Reproduce the data below in full and exclude every picture.

* _Data extract_
-- START --
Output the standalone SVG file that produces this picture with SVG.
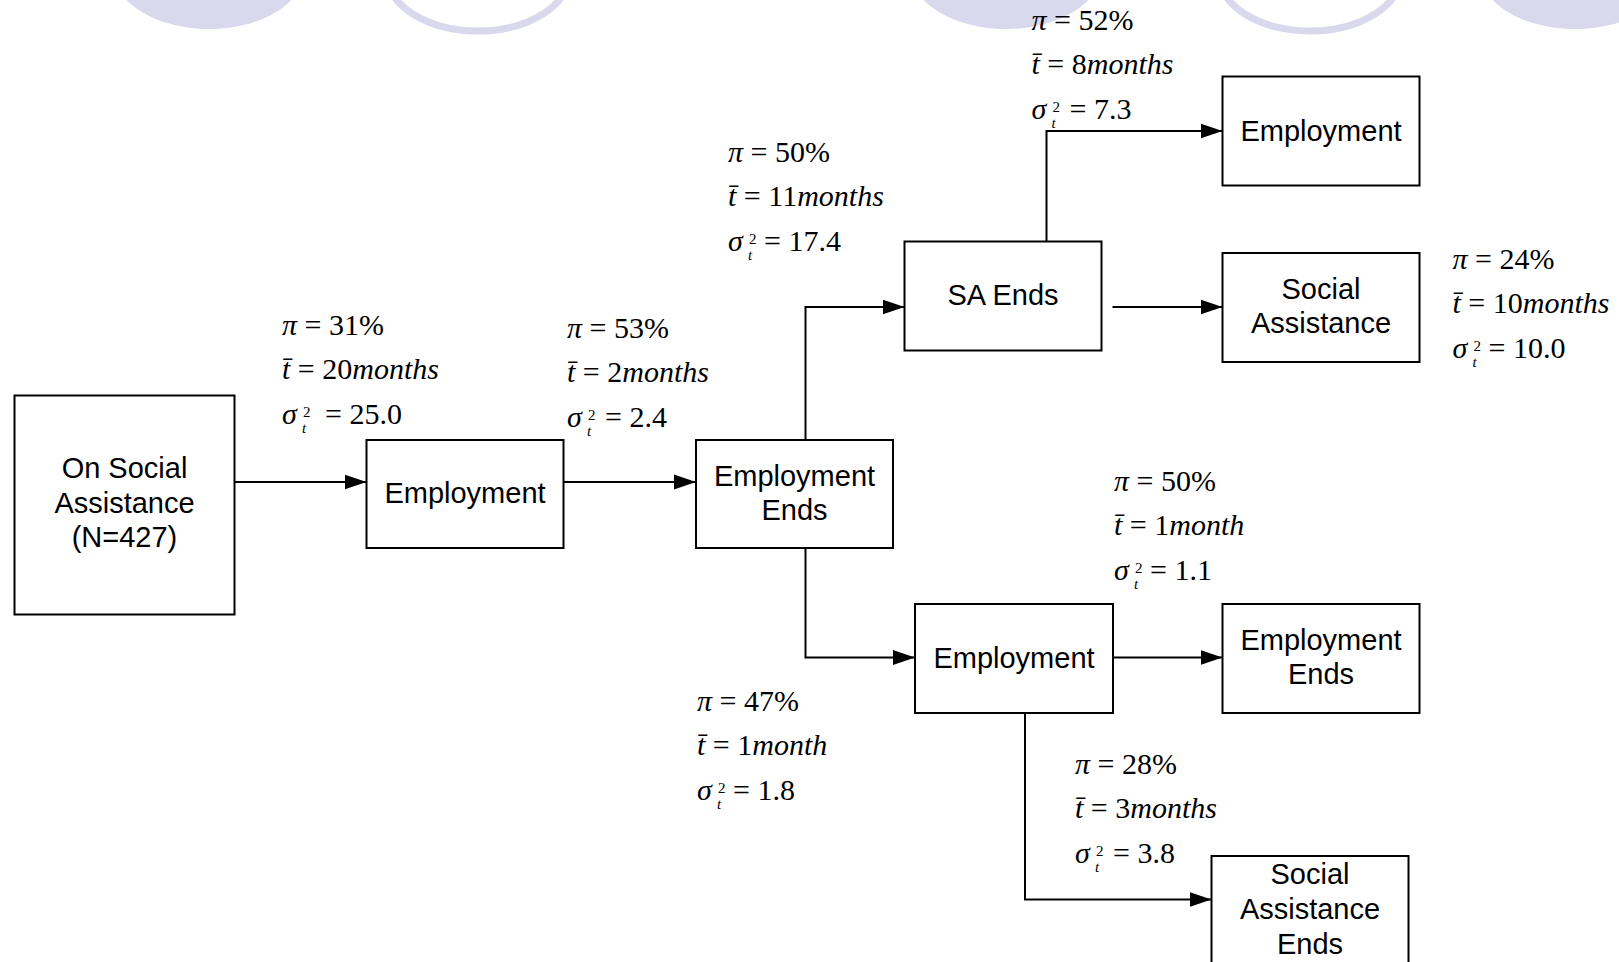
<svg xmlns="http://www.w3.org/2000/svg" width="1619" height="962" viewBox="0 0 1619 962">
  <defs>
    <marker id="arr" markerUnits="userSpaceOnUse" markerWidth="22" markerHeight="16" viewBox="0 0 22 16" refX="22" refY="8" orient="auto">
      <path d="M0,0.5 L22,8 L0,15.5 Z" fill="#000"/>
    </marker>
    <style>
      .deco { fill: #d9d8ec; }
      .ring { fill: none; stroke: #d9d8ec; stroke-width: 7; }
      .box { fill: #fff; stroke: #000; stroke-width: 2; }
      .lbl { font-family: "Liberation Sans", Arial, sans-serif; font-size: 29px; text-anchor: middle; fill: #000; }
      .m { font-family: "Liberation Serif", "Times New Roman", serif; font-size: 30px; fill: #000; }
      .s { font-family: "Liberation Serif", "Times New Roman", serif; font-size: 15px; fill: #000; }
      .i { font-style: italic; }
      .conn path { fill: none; stroke: #000; stroke-width: 2; marker-end: url(#arr); }
    </style>
  </defs>

  <rect width="1619" height="962" fill="#fff"/>

  <!-- page decoration along the top edge -->
  <g id="decoration">
    <ellipse class="deco" cx="209" cy="-29" rx="95" ry="58"/>
    <ellipse class="ring" cx="478" cy="-27" rx="92" ry="58"/>
    <ellipse class="deco" cx="1006" cy="-29" rx="95" ry="58"/>
    <ellipse class="ring" cx="1310" cy="-27" rx="92" ry="58"/>
    <ellipse class="deco" cx="1575" cy="-29" rx="95" ry="58"/>
  </g>

  <!-- connectors -->
  <g id="connectors" class="conn">
    <path d="M234.5,482 H366.5"/>
    <path d="M563.5,482 H696"/>
    <path d="M805.5,440 V307 H904.5"/>
    <path d="M805.5,548 V657.5 H915"/>
    <path d="M1046.5,241.5 V131 H1222.5"/>
    <path d="M1112.5,307 H1222.5"/>
    <path d="M1113,657.5 H1222.5"/>
    <path d="M1025,713.5 V899.5 H1211.5"/>
  </g>

  <!-- state nodes -->
  <g id="n-start">
    <rect class="box" x="14.5" y="395.5" width="220" height="219"/>
    <text class="lbl" x="124.5" y="478">On Social</text>
    <text class="lbl" x="124.5" y="513">Assistance</text>
    <text class="lbl" x="124.5" y="547">(N=427)</text>
  </g>
  <g id="n-emp1">
    <rect class="box" x="366.5" y="440" width="197" height="108"/>
    <text class="lbl" x="465" y="503">Employment</text>
  </g>
  <g id="n-empends1">
    <rect class="box" x="696" y="440" width="197" height="108"/>
    <text class="lbl" x="794.5" y="486">Employment</text>
    <text class="lbl" x="794.5" y="520">Ends</text>
  </g>
  <g id="n-saends">
    <rect class="box" x="904.5" y="241.5" width="197" height="109"/>
    <text class="lbl" x="1003" y="305">SA Ends</text>
  </g>
  <g id="n-emp-top">
    <rect class="box" x="1222.5" y="76.5" width="197" height="109"/>
    <text class="lbl" x="1321" y="141">Employment</text>
  </g>
  <g id="n-socass">
    <rect class="box" x="1222.5" y="253" width="197" height="109"/>
    <text class="lbl" x="1321" y="299">Social</text>
    <text class="lbl" x="1321" y="333">Assistance</text>
  </g>
  <g id="n-emp2">
    <rect class="box" x="915" y="604" width="198" height="109"/>
    <text class="lbl" x="1014" y="668">Employment</text>
  </g>
  <g id="n-empends2">
    <rect class="box" x="1222.5" y="604" width="197" height="109"/>
    <text class="lbl" x="1321" y="650">Employment</text>
    <text class="lbl" x="1321" y="684">Ends</text>
  </g>
  <g id="n-saends2">
    <rect class="box" x="1211.5" y="856" width="197" height="109"/>
    <text class="lbl" x="1310" y="884">Social</text>
    <text class="lbl" x="1310" y="919">Assistance</text>
    <text class="lbl" x="1310" y="954">Ends</text>
  </g>

  <!-- transition statistics: share, mean duration, variance -->
  <g id="stats-a" transform="translate(282,335)">
    <text class="m"><tspan class="i">π</tspan> = 31%</text>
    <text class="m" y="44"><tspan class="i">t̄</tspan> = 20<tspan class="i">months</tspan></text>
    <text class="m i" y="89">σ</text><text class="s" x="21" y="82">2</text><text class="s i" x="20" y="98">t</text>
    <text class="m" x="43" y="89">= 25.0</text>
  </g>
  <g id="stats-b" transform="translate(567,338)">
    <text class="m"><tspan class="i">π</tspan> = 53%</text>
    <text class="m" y="44"><tspan class="i">t̄</tspan> = 2<tspan class="i">months</tspan></text>
    <text class="m i" y="89">σ</text><text class="s" x="21" y="82">2</text><text class="s i" x="20" y="98">t</text>
    <text class="m" x="38" y="89">= 2.4</text>
  </g>
  <g id="stats-c" transform="translate(728,162)">
    <text class="m"><tspan class="i">π</tspan> = 50%</text>
    <text class="m" y="44"><tspan class="i">t̄</tspan> = 11<tspan class="i">months</tspan></text>
    <text class="m i" y="89">σ</text><text class="s" x="21" y="82">2</text><text class="s i" x="20" y="98">t</text>
    <text class="m" x="36" y="89">= 17.4</text>
  </g>
  <g id="stats-d" transform="translate(1031.5,29.5)">
    <text class="m"><tspan class="i">π</tspan> = 52%</text>
    <text class="m" y="44"><tspan class="i">t̄</tspan> = 8<tspan class="i">months</tspan></text>
    <text class="m i" y="89">σ</text><text class="s" x="21" y="82">2</text><text class="s i" x="20" y="98">t</text>
    <text class="m" x="38" y="89">= 7.3</text>
  </g>
  <g id="stats-e" transform="translate(1452.5,269)">
    <text class="m"><tspan class="i">π</tspan> = 24%</text>
    <text class="m" y="44"><tspan class="i">t̄</tspan> = 10<tspan class="i">months</tspan></text>
    <text class="m i" y="89">σ</text><text class="s" x="21" y="82">2</text><text class="s i" x="20" y="98">t</text>
    <text class="m" x="36" y="89">= 10.0</text>
  </g>
  <g id="stats-f" transform="translate(1114,491)">
    <text class="m"><tspan class="i">π</tspan> = 50%</text>
    <text class="m" y="44"><tspan class="i">t̄</tspan> = 1<tspan class="i">month</tspan></text>
    <text class="m i" y="89">σ</text><text class="s" x="21" y="82">2</text><text class="s i" x="20" y="98">t</text>
    <text class="m" x="36" y="89">= 1.1</text>
  </g>
  <g id="stats-g" transform="translate(697,711)">
    <text class="m"><tspan class="i">π</tspan> = 47%</text>
    <text class="m" y="44"><tspan class="i">t̄</tspan> = 1<tspan class="i">month</tspan></text>
    <text class="m i" y="89">σ</text><text class="s" x="21" y="82">2</text><text class="s i" x="20" y="98">t</text>
    <text class="m" x="36" y="89">= 1.8</text>
  </g>
  <g id="stats-h" transform="translate(1075,774)">
    <text class="m"><tspan class="i">π</tspan> = 28%</text>
    <text class="m" y="44"><tspan class="i">t̄</tspan> = 3<tspan class="i">months</tspan></text>
    <text class="m i" y="89">σ</text><text class="s" x="21" y="82">2</text><text class="s i" x="20" y="98">t</text>
    <text class="m" x="38" y="89">= 3.8</text>
  </g>
</svg>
-- END --
* _Task response_
Output the standalone SVG file that produces this picture with SVG.
<svg xmlns="http://www.w3.org/2000/svg" width="1619" height="962" viewBox="0 0 1619 962">
  <defs>
    <marker id="arr" markerUnits="userSpaceOnUse" markerWidth="22" markerHeight="16" viewBox="0 0 22 16" refX="22" refY="8" orient="auto">
      <path d="M0,0.5 L22,8 L0,15.5 Z" fill="#000"/>
    </marker>
    <style>
      .deco { fill: #d9d8ec; }
      .ring { fill: none; stroke: #d9d8ec; stroke-width: 7; }
      .box { fill: #fff; stroke: #000; stroke-width: 2; }
      .lbl { font-family: "Liberation Sans", Arial, sans-serif; font-size: 29px; text-anchor: middle; fill: #000; }
      .m { font-family: "Liberation Serif", "Times New Roman", serif; font-size: 30px; fill: #000; }
      .s { font-family: "Liberation Serif", "Times New Roman", serif; font-size: 15px; fill: #000; }
      .i { font-style: italic; }
      .conn path { fill: none; stroke: #000; stroke-width: 2; marker-end: url(#arr); }
    </style>
  </defs>

  <rect width="1619" height="962" fill="#fff"/>

  <!-- page decoration along the top edge -->
  <g id="decoration">
    <ellipse class="deco" cx="209" cy="-29" rx="95" ry="58"/>
    <ellipse class="ring" cx="478" cy="-27" rx="92" ry="58"/>
    <ellipse class="deco" cx="1006" cy="-29" rx="95" ry="58"/>
    <ellipse class="ring" cx="1310" cy="-27" rx="92" ry="58"/>
    <ellipse class="deco" cx="1575" cy="-29" rx="95" ry="58"/>
  </g>

  <!-- connectors -->
  <g id="connectors" class="conn">
    <path d="M234.5,482 H366.5"/>
    <path d="M563.5,482 H696"/>
    <path d="M805.5,440 V307 H904.5"/>
    <path d="M805.5,548 V657.5 H915"/>
    <path d="M1046.5,241.5 V131 H1222.5"/>
    <path d="M1112.5,307 H1222.5"/>
    <path d="M1113,657.5 H1222.5"/>
    <path d="M1025,713.5 V899.5 H1211.5"/>
  </g>

  <!-- state nodes -->
  <g id="n-start">
    <rect class="box" x="14.5" y="395.5" width="220" height="219"/>
    <text class="lbl" x="124.5" y="478">On Social</text>
    <text class="lbl" x="124.5" y="513">Assistance</text>
    <text class="lbl" x="124.5" y="547">(N=427)</text>
  </g>
  <g id="n-emp1">
    <rect class="box" x="366.5" y="440" width="197" height="108"/>
    <text class="lbl" x="465" y="503">Employment</text>
  </g>
  <g id="n-empends1">
    <rect class="box" x="696" y="440" width="197" height="108"/>
    <text class="lbl" x="794.5" y="486">Employment</text>
    <text class="lbl" x="794.5" y="520">Ends</text>
  </g>
  <g id="n-saends">
    <rect class="box" x="904.5" y="241.5" width="197" height="109"/>
    <text class="lbl" x="1003" y="305">SA Ends</text>
  </g>
  <g id="n-emp-top">
    <rect class="box" x="1222.5" y="76.5" width="197" height="109"/>
    <text class="lbl" x="1321" y="141">Employment</text>
  </g>
  <g id="n-socass">
    <rect class="box" x="1222.5" y="253" width="197" height="109"/>
    <text class="lbl" x="1321" y="299">Social</text>
    <text class="lbl" x="1321" y="333">Assistance</text>
  </g>
  <g id="n-emp2">
    <rect class="box" x="915" y="604" width="198" height="109"/>
    <text class="lbl" x="1014" y="668">Employment</text>
  </g>
  <g id="n-empends2">
    <rect class="box" x="1222.5" y="604" width="197" height="109"/>
    <text class="lbl" x="1321" y="650">Employment</text>
    <text class="lbl" x="1321" y="684">Ends</text>
  </g>
  <g id="n-saends2">
    <rect class="box" x="1211.5" y="856" width="197" height="109"/>
    <text class="lbl" x="1310" y="884">Social</text>
    <text class="lbl" x="1310" y="919">Assistance</text>
    <text class="lbl" x="1310" y="954">Ends</text>
  </g>

  <!-- transition statistics: share, mean duration, variance -->
  <g id="stats-a" transform="translate(282,335)">
    <text class="m"><tspan class="i">π</tspan> = 31%</text>
    <text class="m" y="44"><tspan class="i">t̄</tspan> = 20<tspan class="i">months</tspan></text>
    <text class="m i" y="89">σ</text><text class="s" x="21" y="82">2</text><text class="s i" x="20" y="98">t</text>
    <text class="m" x="43" y="89">= 25.0</text>
  </g>
  <g id="stats-b" transform="translate(567,338)">
    <text class="m"><tspan class="i">π</tspan> = 53%</text>
    <text class="m" y="44"><tspan class="i">t̄</tspan> = 2<tspan class="i">months</tspan></text>
    <text class="m i" y="89">σ</text><text class="s" x="21" y="82">2</text><text class="s i" x="20" y="98">t</text>
    <text class="m" x="38" y="89">= 2.4</text>
  </g>
  <g id="stats-c" transform="translate(728,162)">
    <text class="m"><tspan class="i">π</tspan> = 50%</text>
    <text class="m" y="44"><tspan class="i">t̄</tspan> = 11<tspan class="i">months</tspan></text>
    <text class="m i" y="89">σ</text><text class="s" x="21" y="82">2</text><text class="s i" x="20" y="98">t</text>
    <text class="m" x="36" y="89">= 17.4</text>
  </g>
  <g id="stats-d" transform="translate(1031.5,29.5)">
    <text class="m"><tspan class="i">π</tspan> = 52%</text>
    <text class="m" y="44"><tspan class="i">t̄</tspan> = 8<tspan class="i">months</tspan></text>
    <text class="m i" y="89">σ</text><text class="s" x="21" y="82">2</text><text class="s i" x="20" y="98">t</text>
    <text class="m" x="38" y="89">= 7.3</text>
  </g>
  <g id="stats-e" transform="translate(1452.5,269)">
    <text class="m"><tspan class="i">π</tspan> = 24%</text>
    <text class="m" y="44"><tspan class="i">t̄</tspan> = 10<tspan class="i">months</tspan></text>
    <text class="m i" y="89">σ</text><text class="s" x="21" y="82">2</text><text class="s i" x="20" y="98">t</text>
    <text class="m" x="36" y="89">= 10.0</text>
  </g>
  <g id="stats-f" transform="translate(1114,491)">
    <text class="m"><tspan class="i">π</tspan> = 50%</text>
    <text class="m" y="44"><tspan class="i">t̄</tspan> = 1<tspan class="i">month</tspan></text>
    <text class="m i" y="89">σ</text><text class="s" x="21" y="82">2</text><text class="s i" x="20" y="98">t</text>
    <text class="m" x="36" y="89">= 1.1</text>
  </g>
  <g id="stats-g" transform="translate(697,711)">
    <text class="m"><tspan class="i">π</tspan> = 47%</text>
    <text class="m" y="44"><tspan class="i">t̄</tspan> = 1<tspan class="i">month</tspan></text>
    <text class="m i" y="89">σ</text><text class="s" x="21" y="82">2</text><text class="s i" x="20" y="98">t</text>
    <text class="m" x="36" y="89">= 1.8</text>
  </g>
  <g id="stats-h" transform="translate(1075,774)">
    <text class="m"><tspan class="i">π</tspan> = 28%</text>
    <text class="m" y="44"><tspan class="i">t̄</tspan> = 3<tspan class="i">months</tspan></text>
    <text class="m i" y="89">σ</text><text class="s" x="21" y="82">2</text><text class="s i" x="20" y="98">t</text>
    <text class="m" x="38" y="89">= 3.8</text>
  </g>
</svg>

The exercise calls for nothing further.